There are some methodological limitations that should be taken into consideration when interpreting the present study. Firstly, the fNIRS system allowed us to perform measurements only within a limited area of the prefrontal cortex, namely DLPFC. Future studies could include a multichannel fNIRS device to cover a larger as well as bilateral brain regions, as similar studies have revealed posture- and age-related interactions in other brain areas, such as the sensorimotor cortex (e.g., Wang et al. [32]). Moreover, a prefrontal hemispheric asymmetry can be found after different cognitive-motor interventions (e.g. an elevation of left ventrolateral PFC activity and a reduction of right ventrolateral PFC activity has been observed in old adults after cognitive training [33] or cognitive-motor training [34]. Secondly, due to the fact that normal aging is also accompanied by declines in executive function, including deficits in processing speed, working memory capacity, and attentional processing (namely in tasks requiring selective and/or divided attention) [35], other cognitive loads (e.g., reciting alternate letters of the alphabet, mental rotation task, serial sevens) aside from serial threes need to be tested.
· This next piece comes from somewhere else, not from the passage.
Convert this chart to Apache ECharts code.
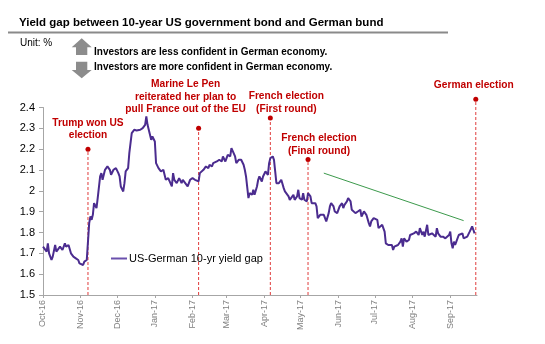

Another limitation goes in the direction of greater differences in age-related discrimination, that would perhaps have been more visible if the variability of COP parameters were available (e.g., standard deviations and/or root mean squares; for useful review see [36]). We further acknowledge that our sample of healthy older adults might not be representative of the general population of older adults. This assumption is supported by the older participants’ subjective ratings of their health and fitness status (see Table 1), which were above the average among other older adults we collected in a larger PANGeA cohort (not published observations). Finally, although small sample sizes between groups are common in the literature, it must be acknowledged here that the matched n = 10 samples for each age group represent only the minimum needed for conducting the statistical parameters of the present pilot study (typically between 8 and 10 individuals per homogeneous group).

Conclusions

In summary, this is the first study to provide an indication that increasing postural demands contributes more to the observed increase in DLPFC activity during a postural dual-task than increasing the cognitive load. However, it should be noted that this finding may also have arisen from the fact that an increase in cognitive demand (i.e., simple mental math: “counting backwards by threes”) may not be directly comparable to the increase in motor demand (i.e., narrowing the base of support: “tandem stance”). The fNIRS measurements showed significantly higher O2Hb concentration level changes in the DLPFC when postural task difficulty was increased (from baseline to Tandem ST). In contrast, there were no significant increases in O2Hb concentration between the baseline and the dual-task condition (Cognitive ST) nor tandem stance (Tandem ST) and the DT condition. This suggests that changing the posture from normal stance to tandem stance increases cognitive load, at least in the DLPFC, while adding a serial threes cognitive task to tandem stance does not. Understanding the neural contribution to reduced postural control in aging could help developing novel interventions for elderly to reinforce postural control, especially in challenging dual- and multi-task conditions, and improve their quality of life, including a faster return to premorbid daily functioning.